=== Your goal ===
Copy out all lines of the records in which the word "that" appears.

=== Exercise material ===
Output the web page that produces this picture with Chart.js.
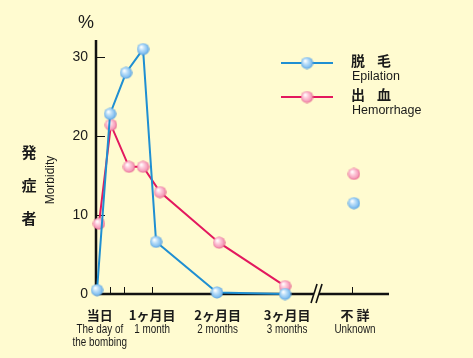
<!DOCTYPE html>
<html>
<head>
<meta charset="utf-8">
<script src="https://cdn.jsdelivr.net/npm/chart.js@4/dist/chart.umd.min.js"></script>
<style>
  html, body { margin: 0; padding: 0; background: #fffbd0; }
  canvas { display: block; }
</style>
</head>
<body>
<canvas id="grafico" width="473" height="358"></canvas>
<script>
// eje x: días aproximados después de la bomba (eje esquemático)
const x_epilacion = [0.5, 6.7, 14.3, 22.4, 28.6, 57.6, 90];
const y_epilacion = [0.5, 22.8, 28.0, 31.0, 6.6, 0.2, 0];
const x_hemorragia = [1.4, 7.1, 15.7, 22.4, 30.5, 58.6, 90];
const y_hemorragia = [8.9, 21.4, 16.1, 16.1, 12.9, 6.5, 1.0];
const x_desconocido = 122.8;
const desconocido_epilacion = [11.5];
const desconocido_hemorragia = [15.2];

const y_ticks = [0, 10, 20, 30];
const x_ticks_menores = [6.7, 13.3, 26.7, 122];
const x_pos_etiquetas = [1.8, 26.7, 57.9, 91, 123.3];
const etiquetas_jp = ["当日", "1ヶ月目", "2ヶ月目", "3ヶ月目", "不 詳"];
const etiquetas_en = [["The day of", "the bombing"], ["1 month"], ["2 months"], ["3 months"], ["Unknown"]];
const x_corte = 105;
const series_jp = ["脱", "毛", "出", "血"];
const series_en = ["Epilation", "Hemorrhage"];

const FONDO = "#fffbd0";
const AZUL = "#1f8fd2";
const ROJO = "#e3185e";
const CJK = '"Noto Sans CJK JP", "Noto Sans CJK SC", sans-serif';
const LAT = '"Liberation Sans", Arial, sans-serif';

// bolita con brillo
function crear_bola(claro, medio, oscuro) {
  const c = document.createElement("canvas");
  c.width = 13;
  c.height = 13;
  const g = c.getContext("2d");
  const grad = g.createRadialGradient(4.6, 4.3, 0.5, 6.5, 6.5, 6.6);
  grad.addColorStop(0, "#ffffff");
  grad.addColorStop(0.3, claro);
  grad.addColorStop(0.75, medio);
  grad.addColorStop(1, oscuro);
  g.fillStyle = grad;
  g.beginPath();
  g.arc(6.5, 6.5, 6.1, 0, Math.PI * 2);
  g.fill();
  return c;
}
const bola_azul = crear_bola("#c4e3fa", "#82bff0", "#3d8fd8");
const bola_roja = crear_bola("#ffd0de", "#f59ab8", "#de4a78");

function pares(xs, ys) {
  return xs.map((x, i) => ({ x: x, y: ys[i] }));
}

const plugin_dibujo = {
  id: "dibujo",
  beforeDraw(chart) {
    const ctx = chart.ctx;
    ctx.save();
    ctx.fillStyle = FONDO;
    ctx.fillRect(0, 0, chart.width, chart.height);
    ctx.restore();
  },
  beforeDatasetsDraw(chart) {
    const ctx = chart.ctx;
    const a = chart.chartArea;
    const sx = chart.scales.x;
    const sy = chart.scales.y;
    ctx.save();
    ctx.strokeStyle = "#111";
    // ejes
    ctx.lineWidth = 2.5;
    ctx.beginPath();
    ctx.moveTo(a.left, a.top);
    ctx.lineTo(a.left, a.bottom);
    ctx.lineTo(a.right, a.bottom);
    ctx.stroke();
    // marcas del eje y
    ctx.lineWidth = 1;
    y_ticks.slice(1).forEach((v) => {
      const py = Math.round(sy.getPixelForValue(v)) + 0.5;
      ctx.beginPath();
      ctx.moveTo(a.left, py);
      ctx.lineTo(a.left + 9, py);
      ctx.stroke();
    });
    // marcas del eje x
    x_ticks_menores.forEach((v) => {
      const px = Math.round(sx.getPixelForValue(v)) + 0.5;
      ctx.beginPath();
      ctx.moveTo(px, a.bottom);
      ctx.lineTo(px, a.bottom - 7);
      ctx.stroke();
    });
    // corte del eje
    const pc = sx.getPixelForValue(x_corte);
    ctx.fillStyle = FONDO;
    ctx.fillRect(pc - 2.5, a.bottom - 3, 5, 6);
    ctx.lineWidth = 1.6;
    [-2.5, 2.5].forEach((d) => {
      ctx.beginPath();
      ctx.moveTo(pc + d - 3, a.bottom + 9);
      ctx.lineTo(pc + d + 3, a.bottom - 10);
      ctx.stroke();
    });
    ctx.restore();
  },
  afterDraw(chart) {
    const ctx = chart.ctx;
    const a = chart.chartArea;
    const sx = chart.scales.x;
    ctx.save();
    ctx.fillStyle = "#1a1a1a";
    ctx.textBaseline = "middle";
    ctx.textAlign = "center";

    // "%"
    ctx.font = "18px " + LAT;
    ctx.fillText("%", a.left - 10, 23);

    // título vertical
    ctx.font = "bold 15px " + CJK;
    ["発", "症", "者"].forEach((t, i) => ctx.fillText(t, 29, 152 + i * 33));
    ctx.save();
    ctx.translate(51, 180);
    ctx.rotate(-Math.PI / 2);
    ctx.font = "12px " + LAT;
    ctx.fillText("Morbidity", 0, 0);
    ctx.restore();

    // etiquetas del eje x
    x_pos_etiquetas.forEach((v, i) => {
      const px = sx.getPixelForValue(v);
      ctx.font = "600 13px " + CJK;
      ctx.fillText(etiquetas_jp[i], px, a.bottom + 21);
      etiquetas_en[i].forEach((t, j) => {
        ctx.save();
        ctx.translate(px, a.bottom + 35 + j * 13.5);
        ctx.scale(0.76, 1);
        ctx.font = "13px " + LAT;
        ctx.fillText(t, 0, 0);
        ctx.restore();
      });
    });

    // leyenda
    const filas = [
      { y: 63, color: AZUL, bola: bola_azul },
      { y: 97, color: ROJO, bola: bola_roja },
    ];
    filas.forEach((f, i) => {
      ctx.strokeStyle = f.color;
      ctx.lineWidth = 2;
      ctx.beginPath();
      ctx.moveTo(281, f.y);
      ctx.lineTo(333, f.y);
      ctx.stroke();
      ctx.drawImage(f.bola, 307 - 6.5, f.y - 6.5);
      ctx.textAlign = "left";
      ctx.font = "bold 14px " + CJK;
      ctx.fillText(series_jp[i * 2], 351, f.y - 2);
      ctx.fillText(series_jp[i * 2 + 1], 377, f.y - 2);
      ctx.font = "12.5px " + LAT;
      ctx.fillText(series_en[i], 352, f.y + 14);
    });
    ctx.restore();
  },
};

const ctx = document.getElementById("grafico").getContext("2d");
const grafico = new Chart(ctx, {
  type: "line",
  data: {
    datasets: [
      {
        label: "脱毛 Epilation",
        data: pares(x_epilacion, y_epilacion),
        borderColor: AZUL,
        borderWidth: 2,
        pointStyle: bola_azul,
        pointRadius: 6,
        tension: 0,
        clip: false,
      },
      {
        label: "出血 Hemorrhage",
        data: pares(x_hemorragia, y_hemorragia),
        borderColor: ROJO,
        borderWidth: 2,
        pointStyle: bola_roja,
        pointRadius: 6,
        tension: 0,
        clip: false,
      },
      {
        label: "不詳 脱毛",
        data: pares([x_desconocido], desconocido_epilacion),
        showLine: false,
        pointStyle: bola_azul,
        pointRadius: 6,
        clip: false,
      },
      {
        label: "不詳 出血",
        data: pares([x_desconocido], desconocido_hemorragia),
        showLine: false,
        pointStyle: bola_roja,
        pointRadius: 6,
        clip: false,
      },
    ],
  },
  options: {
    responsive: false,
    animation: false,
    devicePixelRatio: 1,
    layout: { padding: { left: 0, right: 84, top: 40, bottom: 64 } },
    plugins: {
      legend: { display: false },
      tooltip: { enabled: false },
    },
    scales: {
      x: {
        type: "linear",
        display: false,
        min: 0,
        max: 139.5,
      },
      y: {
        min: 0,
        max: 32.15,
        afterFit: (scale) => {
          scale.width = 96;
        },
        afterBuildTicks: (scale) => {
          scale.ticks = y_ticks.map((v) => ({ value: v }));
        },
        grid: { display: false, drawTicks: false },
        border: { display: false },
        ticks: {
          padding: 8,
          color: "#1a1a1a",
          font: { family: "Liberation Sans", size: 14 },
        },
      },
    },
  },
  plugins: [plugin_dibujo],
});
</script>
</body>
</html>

...

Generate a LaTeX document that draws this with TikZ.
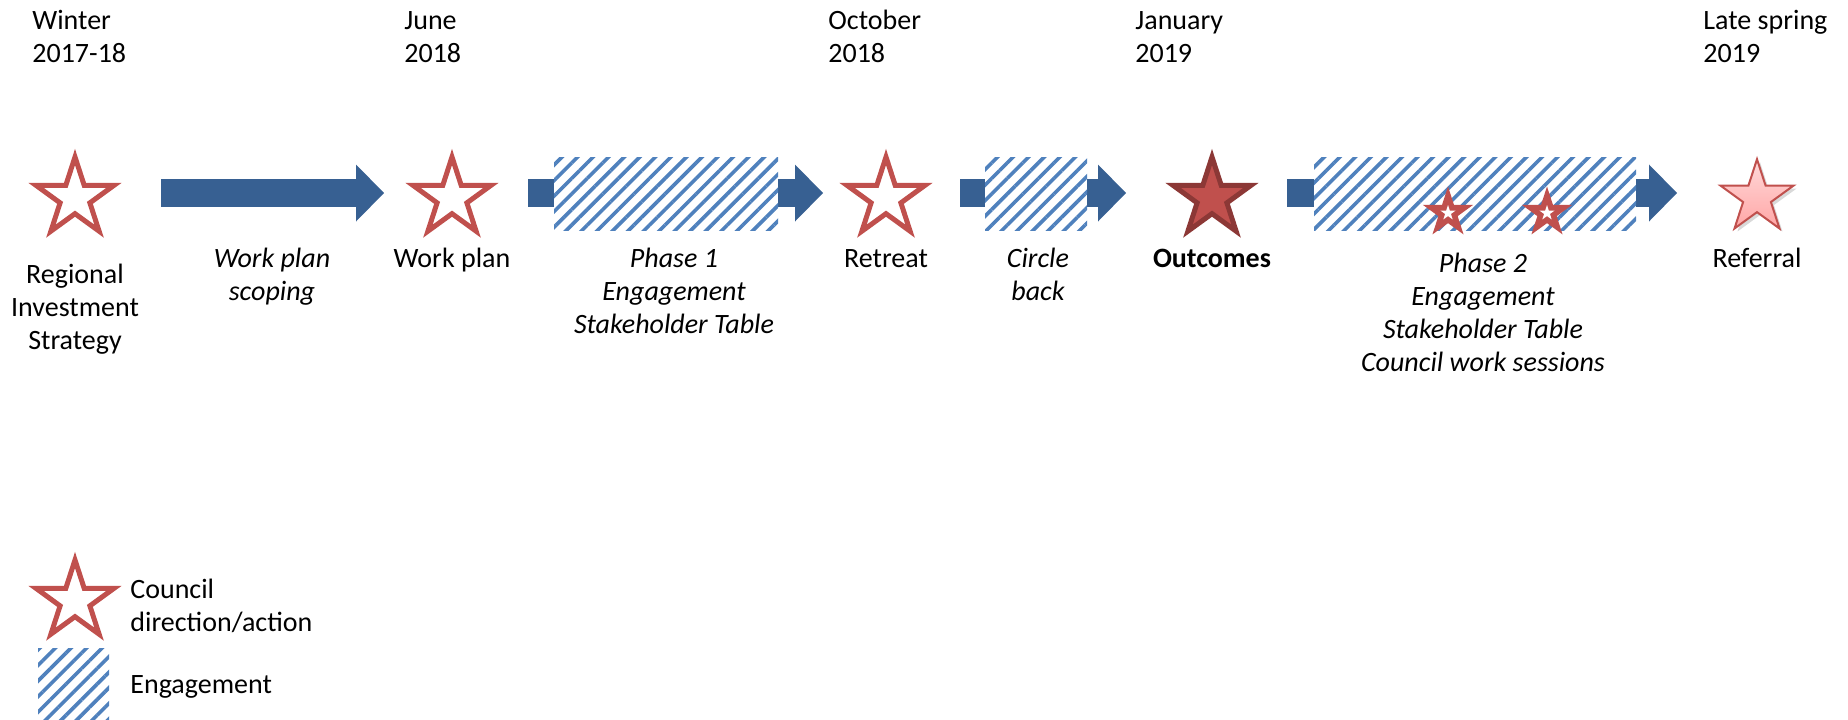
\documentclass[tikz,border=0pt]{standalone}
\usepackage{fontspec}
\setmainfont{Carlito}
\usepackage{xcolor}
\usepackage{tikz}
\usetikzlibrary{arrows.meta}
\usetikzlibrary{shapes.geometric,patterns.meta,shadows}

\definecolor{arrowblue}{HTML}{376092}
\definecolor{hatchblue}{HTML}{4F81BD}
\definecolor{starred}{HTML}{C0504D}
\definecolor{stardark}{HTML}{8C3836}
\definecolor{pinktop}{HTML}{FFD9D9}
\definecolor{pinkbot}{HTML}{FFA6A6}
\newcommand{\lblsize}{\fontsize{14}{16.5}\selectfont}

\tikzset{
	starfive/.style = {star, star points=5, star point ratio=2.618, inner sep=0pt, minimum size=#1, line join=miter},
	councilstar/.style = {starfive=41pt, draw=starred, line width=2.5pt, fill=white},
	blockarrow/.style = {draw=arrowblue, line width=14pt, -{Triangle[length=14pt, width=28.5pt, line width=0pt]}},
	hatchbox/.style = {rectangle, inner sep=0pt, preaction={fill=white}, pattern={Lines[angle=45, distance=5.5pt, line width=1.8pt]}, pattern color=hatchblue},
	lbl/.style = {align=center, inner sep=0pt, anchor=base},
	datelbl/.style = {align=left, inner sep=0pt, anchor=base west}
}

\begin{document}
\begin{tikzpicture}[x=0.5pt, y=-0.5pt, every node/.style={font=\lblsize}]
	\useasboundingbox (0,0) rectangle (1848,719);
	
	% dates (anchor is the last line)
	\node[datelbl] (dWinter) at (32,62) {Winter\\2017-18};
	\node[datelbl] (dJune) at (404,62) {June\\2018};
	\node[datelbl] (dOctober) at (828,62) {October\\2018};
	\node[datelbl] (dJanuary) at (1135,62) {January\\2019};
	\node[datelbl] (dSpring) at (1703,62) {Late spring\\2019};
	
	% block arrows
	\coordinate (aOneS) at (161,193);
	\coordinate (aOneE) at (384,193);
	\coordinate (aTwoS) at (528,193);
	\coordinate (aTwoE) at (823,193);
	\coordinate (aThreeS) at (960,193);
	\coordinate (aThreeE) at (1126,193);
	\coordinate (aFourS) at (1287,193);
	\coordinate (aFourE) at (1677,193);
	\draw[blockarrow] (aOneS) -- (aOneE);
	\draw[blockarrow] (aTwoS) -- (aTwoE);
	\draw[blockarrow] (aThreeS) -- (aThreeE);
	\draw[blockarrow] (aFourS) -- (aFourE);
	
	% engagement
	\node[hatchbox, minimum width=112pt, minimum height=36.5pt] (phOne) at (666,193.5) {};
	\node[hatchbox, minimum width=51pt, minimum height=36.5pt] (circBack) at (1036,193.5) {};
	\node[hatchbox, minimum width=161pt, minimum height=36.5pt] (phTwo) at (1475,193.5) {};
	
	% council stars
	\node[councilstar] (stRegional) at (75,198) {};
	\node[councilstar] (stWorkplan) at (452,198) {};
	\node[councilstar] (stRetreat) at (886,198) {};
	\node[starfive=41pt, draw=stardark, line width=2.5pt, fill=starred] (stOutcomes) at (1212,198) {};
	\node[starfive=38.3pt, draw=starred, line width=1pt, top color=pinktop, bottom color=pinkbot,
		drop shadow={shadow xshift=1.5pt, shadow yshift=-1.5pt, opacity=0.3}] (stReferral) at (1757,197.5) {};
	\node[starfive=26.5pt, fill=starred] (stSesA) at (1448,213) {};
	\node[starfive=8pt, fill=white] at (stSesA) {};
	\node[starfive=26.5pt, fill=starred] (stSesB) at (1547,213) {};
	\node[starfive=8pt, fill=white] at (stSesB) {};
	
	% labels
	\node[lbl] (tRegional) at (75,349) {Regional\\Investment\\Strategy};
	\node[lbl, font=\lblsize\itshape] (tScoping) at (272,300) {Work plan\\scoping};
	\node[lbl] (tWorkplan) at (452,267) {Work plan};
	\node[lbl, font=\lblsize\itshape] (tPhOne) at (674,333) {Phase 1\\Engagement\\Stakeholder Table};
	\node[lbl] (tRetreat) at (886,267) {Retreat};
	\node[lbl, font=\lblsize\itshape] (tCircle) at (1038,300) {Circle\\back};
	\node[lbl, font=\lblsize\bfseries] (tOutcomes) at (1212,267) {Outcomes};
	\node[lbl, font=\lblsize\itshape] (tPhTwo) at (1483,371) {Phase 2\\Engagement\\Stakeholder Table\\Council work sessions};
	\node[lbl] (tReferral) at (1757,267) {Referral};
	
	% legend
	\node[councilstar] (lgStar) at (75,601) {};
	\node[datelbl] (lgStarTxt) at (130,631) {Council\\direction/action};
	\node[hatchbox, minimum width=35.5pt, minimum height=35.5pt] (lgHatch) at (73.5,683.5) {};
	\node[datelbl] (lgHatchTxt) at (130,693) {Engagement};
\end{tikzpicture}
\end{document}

=== Output below ===
Output the web page that produces this picture with Chart.js.
Generate a LaTeX document that draws this with TikZ.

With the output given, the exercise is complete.